§ **GOAL OF THE EXERCISE**: Leave out the pictures and restate the rest of the data exactly.

§ **SUPPLIED DATA**:
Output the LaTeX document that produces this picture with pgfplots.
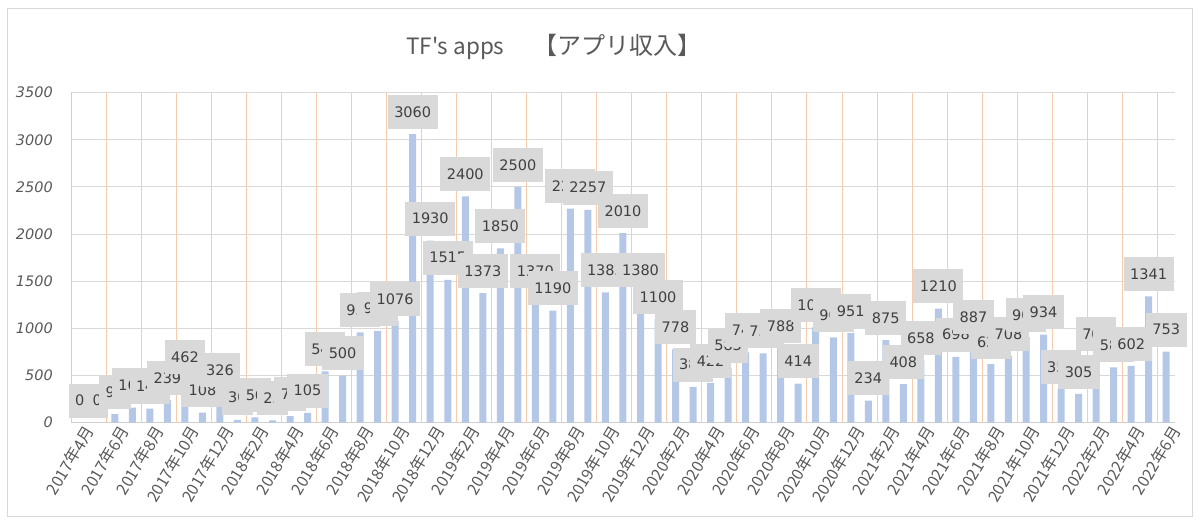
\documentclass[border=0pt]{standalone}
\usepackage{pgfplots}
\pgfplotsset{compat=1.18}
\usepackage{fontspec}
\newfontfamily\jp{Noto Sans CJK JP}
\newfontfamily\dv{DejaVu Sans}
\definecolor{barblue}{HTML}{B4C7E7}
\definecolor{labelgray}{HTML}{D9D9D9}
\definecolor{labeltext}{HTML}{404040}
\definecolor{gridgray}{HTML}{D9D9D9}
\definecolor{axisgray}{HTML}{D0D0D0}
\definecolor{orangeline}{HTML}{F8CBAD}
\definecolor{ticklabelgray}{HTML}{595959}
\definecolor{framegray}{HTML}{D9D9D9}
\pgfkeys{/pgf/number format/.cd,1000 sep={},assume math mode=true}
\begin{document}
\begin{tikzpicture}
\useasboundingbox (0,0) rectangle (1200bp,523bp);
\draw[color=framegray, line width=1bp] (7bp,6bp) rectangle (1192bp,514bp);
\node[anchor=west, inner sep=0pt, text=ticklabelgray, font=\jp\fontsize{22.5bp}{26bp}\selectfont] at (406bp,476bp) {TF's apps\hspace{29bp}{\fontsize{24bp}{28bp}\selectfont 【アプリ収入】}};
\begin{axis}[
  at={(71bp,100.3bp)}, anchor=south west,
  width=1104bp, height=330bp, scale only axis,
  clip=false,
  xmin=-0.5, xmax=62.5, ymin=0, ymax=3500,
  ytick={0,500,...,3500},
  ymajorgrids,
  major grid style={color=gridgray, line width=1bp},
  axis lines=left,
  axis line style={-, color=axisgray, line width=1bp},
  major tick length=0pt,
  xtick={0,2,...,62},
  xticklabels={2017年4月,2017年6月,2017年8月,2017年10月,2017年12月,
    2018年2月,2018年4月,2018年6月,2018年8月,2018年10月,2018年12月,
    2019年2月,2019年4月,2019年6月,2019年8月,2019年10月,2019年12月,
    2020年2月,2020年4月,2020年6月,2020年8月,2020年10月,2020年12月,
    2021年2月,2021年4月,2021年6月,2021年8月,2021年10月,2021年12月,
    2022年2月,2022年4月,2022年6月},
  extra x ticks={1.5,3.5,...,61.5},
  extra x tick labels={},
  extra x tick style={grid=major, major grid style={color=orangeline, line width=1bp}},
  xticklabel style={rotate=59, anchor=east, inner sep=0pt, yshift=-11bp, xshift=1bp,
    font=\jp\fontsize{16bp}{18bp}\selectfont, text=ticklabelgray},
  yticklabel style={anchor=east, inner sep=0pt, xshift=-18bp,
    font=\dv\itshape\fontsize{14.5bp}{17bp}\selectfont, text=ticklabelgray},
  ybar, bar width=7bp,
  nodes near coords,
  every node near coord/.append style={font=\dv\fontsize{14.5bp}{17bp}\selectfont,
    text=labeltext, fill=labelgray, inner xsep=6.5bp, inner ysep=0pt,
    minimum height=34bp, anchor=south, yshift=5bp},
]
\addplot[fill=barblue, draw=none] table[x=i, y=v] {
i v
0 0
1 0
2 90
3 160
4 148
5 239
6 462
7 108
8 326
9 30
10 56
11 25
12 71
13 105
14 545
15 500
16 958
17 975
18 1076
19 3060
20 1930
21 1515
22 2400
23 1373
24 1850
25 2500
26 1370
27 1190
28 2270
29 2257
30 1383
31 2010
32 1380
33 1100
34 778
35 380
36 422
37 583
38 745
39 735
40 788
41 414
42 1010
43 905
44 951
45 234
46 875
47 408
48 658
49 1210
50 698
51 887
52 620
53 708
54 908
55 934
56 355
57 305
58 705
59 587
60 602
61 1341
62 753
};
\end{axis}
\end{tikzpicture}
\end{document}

§ **RESULT OF THE TASK**:
Output the LaTeX document that produces this picture with pgfplots.
\documentclass[border=0pt]{standalone}
\usepackage{pgfplots}
\pgfplotsset{compat=1.18}
\usepackage{fontspec}
\newfontfamily\jp{Noto Sans CJK JP}
\newfontfamily\dv{DejaVu Sans}
\definecolor{barblue}{HTML}{B4C7E7}
\definecolor{labelgray}{HTML}{D9D9D9}
\definecolor{labeltext}{HTML}{404040}
\definecolor{gridgray}{HTML}{D9D9D9}
\definecolor{axisgray}{HTML}{D0D0D0}
\definecolor{orangeline}{HTML}{F8CBAD}
\definecolor{ticklabelgray}{HTML}{595959}
\definecolor{framegray}{HTML}{D9D9D9}
\pgfkeys{/pgf/number format/.cd,1000 sep={},assume math mode=true}
\begin{document}
\begin{tikzpicture}
\useasboundingbox (0,0) rectangle (1200bp,523bp);
\draw[color=framegray, line width=1bp] (7bp,6bp) rectangle (1192bp,514bp);
\node[anchor=west, inner sep=0pt, text=ticklabelgray, font=\jp\fontsize{22.5bp}{26bp}\selectfont] at (406bp,476bp) {TF's apps\hspace{29bp}{\fontsize{24bp}{28bp}\selectfont 【アプリ収入】}};
\begin{axis}[
  at={(71bp,100.3bp)}, anchor=south west,
  width=1104bp, height=330bp, scale only axis,
  clip=false,
  xmin=-0.5, xmax=62.5, ymin=0, ymax=3500,
  ytick={0,500,...,3500},
  ymajorgrids,
  major grid style={color=gridgray, line width=1bp},
  axis lines=left,
  axis line style={-, color=axisgray, line width=1bp},
  major tick length=0pt,
  xtick={0,2,...,62},
  xticklabels={2017年4月,2017年6月,2017年8月,2017年10月,2017年12月,
    2018年2月,2018年4月,2018年6月,2018年8月,2018年10月,2018年12月,
    2019年2月,2019年4月,2019年6月,2019年8月,2019年10月,2019年12月,
    2020年2月,2020年4月,2020年6月,2020年8月,2020年10月,2020年12月,
    2021年2月,2021年4月,2021年6月,2021年8月,2021年10月,2021年12月,
    2022年2月,2022年4月,2022年6月},
  extra x ticks={1.5,3.5,...,61.5},
  extra x tick labels={},
  extra x tick style={grid=major, major grid style={color=orangeline, line width=1bp}},
  xticklabel style={rotate=59, anchor=east, inner sep=0pt, yshift=-11bp, xshift=1bp,
    font=\jp\fontsize{16bp}{18bp}\selectfont, text=ticklabelgray},
  yticklabel style={anchor=east, inner sep=0pt, xshift=-18bp,
    font=\dv\itshape\fontsize{14.5bp}{17bp}\selectfont, text=ticklabelgray},
  ybar, bar width=7bp,
  nodes near coords,
  every node near coord/.append style={font=\dv\fontsize{14.5bp}{17bp}\selectfont,
    text=labeltext, fill=labelgray, inner xsep=6.5bp, inner ysep=0pt,
    minimum height=34bp, anchor=south, yshift=5bp},
]
\addplot[fill=barblue, draw=none] table[x=i, y=v] {
i v
0 0
1 0
2 90
3 160
4 148
5 239
6 462
7 108
8 326
9 30
10 56
11 25
12 71
13 105
14 545
15 500
16 958
17 975
18 1076
19 3060
20 1930
21 1515
22 2400
23 1373
24 1850
25 2500
26 1370
27 1190
28 2270
29 2257
30 1383
31 2010
32 1380
33 1100
34 778
35 380
36 422
37 583
38 745
39 735
40 788
41 414
42 1010
43 905
44 951
45 234
46 875
47 408
48 658
49 1210
50 698
51 887
52 620
53 708
54 908
55 934
56 355
57 305
58 705
59 587
60 602
61 1341
62 753
};
\end{axis}
\end{tikzpicture}
\end{document}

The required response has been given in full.